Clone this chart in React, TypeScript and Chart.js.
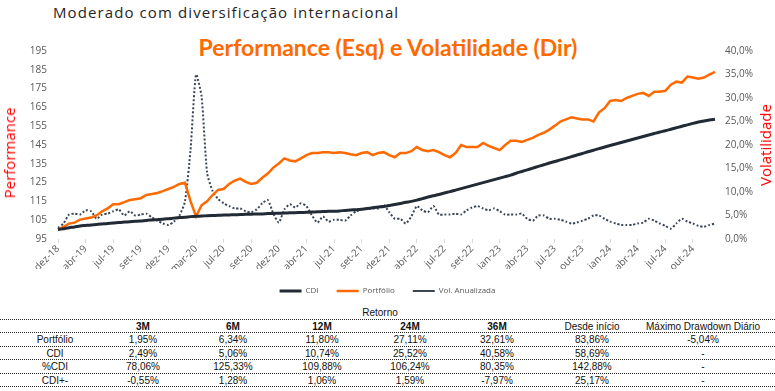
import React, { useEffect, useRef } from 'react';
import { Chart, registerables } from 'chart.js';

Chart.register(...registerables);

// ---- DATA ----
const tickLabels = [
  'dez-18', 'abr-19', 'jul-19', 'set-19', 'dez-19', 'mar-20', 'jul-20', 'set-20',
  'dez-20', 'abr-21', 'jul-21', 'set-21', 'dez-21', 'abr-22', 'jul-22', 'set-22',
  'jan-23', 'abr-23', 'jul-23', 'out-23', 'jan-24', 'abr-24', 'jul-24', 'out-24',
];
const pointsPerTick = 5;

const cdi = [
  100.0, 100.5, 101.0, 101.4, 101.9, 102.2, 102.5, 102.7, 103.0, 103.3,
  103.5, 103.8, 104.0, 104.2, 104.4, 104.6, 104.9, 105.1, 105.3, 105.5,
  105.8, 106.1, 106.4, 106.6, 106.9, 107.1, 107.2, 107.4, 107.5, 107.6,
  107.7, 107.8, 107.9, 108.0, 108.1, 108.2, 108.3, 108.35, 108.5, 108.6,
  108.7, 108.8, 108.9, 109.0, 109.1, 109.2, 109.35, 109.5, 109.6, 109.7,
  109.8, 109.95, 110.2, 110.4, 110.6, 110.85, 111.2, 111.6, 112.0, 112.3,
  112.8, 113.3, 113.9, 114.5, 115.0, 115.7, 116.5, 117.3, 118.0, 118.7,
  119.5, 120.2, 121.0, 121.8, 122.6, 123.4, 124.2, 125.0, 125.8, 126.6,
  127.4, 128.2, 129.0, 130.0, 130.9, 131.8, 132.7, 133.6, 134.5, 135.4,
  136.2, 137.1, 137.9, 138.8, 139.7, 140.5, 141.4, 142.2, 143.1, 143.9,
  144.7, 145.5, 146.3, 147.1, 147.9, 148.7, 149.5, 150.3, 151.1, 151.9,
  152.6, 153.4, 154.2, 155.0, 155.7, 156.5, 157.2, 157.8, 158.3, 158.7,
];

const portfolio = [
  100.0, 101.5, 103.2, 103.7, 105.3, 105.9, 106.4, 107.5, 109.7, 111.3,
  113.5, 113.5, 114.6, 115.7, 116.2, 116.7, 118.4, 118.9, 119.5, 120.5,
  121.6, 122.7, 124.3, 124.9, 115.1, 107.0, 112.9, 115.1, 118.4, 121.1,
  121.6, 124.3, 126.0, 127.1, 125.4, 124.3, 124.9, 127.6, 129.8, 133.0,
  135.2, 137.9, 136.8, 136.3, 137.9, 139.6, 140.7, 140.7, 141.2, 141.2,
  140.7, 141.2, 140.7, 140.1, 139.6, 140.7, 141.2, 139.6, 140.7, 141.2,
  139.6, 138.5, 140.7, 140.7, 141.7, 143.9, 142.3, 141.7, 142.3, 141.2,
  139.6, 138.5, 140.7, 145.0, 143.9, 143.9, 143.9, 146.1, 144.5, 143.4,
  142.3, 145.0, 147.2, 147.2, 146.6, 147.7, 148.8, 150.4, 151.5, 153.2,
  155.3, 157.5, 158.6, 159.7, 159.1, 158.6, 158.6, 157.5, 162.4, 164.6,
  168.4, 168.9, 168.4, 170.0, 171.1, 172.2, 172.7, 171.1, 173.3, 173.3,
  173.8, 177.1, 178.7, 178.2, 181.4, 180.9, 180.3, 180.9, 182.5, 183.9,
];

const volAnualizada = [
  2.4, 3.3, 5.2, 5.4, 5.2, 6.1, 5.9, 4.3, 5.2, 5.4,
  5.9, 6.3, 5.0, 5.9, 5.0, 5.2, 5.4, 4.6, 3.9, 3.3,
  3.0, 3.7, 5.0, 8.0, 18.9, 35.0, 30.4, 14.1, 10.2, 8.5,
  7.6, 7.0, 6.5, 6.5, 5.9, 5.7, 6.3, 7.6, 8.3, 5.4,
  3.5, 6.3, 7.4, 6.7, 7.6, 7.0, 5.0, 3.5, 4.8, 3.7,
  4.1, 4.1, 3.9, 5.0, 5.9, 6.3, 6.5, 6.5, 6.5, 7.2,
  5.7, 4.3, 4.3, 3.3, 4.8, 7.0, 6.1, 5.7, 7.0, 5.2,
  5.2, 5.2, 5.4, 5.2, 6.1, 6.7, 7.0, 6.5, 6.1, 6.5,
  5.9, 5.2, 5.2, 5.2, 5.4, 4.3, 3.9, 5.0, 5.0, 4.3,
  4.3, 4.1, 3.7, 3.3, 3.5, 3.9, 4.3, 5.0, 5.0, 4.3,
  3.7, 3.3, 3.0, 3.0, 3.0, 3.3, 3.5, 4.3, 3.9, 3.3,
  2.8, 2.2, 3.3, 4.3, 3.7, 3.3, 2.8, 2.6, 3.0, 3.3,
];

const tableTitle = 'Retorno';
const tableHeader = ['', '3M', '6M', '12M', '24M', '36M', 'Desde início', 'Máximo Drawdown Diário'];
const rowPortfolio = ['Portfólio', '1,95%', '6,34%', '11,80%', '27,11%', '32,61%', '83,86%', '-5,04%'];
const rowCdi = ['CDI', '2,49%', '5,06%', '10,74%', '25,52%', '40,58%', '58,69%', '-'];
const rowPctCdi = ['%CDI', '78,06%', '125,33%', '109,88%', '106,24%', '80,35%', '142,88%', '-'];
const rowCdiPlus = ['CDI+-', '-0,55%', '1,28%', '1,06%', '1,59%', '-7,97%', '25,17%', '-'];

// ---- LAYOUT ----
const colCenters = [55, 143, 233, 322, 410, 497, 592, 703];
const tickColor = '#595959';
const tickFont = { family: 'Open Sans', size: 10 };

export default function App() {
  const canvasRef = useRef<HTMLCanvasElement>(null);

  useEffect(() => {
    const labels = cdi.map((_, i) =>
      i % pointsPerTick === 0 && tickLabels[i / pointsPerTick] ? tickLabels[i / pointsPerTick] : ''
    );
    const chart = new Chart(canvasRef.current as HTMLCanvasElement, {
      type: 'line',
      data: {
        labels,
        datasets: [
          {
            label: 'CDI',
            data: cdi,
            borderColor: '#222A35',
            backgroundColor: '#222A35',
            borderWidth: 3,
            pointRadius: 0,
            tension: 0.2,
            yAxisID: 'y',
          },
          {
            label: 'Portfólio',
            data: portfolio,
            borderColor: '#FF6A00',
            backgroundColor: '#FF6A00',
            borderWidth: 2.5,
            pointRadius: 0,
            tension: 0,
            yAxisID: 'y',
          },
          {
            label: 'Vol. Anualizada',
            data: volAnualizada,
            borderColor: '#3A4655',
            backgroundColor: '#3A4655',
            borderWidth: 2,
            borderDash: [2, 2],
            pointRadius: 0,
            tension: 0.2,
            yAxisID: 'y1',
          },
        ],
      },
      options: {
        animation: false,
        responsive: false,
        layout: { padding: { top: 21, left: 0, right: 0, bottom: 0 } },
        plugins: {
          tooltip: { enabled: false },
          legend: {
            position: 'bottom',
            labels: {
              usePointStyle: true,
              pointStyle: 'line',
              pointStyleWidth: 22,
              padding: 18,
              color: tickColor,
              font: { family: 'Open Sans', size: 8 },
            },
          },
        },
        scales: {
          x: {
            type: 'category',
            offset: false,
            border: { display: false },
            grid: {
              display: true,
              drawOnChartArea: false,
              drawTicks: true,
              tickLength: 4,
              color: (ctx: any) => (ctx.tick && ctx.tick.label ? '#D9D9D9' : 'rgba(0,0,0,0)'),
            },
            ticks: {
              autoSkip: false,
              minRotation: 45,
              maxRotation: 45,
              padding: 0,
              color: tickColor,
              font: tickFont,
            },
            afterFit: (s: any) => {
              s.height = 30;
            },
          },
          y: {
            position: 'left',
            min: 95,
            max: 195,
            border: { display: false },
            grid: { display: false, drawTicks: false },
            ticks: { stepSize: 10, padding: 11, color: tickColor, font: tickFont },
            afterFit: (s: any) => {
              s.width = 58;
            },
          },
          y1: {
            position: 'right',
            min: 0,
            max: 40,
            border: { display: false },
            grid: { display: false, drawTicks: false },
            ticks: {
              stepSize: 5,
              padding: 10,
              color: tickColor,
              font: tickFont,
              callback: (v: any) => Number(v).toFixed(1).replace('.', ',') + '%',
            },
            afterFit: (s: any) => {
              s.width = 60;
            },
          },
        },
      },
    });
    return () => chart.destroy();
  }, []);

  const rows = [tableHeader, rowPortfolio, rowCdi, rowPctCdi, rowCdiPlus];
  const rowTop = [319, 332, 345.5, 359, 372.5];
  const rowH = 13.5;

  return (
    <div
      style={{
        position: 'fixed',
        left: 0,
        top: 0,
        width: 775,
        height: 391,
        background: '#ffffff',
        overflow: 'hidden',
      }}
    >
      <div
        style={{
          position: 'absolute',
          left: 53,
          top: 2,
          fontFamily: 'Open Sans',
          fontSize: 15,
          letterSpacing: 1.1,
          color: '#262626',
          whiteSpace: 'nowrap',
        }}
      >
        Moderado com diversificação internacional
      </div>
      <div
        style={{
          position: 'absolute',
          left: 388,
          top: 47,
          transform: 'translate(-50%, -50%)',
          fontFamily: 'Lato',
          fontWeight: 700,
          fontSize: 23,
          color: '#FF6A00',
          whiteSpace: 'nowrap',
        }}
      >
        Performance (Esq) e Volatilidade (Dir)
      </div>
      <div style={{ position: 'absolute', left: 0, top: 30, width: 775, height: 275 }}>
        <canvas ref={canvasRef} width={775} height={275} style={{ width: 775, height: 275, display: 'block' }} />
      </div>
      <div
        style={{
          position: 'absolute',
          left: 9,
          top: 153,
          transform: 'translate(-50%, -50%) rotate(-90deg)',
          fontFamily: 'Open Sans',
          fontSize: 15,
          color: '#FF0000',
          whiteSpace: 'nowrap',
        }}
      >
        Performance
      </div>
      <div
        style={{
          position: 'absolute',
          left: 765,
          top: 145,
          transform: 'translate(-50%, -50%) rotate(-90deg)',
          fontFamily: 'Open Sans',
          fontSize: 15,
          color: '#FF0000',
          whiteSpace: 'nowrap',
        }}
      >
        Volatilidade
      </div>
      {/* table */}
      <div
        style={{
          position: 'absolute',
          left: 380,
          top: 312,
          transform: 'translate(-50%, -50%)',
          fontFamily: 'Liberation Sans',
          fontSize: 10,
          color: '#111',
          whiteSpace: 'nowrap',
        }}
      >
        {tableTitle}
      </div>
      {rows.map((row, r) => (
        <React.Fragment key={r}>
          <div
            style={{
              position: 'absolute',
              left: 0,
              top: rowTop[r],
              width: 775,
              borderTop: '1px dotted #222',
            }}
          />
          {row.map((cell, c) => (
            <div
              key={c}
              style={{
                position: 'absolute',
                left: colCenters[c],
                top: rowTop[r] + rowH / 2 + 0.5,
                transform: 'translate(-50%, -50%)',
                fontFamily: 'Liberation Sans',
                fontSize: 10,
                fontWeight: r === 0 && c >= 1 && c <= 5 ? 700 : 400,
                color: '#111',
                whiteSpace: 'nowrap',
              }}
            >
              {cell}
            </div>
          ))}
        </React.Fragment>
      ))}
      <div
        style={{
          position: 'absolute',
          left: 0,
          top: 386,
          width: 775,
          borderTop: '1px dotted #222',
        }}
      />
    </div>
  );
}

REQUIRED WORK:
State how many lines above contain the string "React", with no other words.

SOLUTION FOR THIS TASK:
4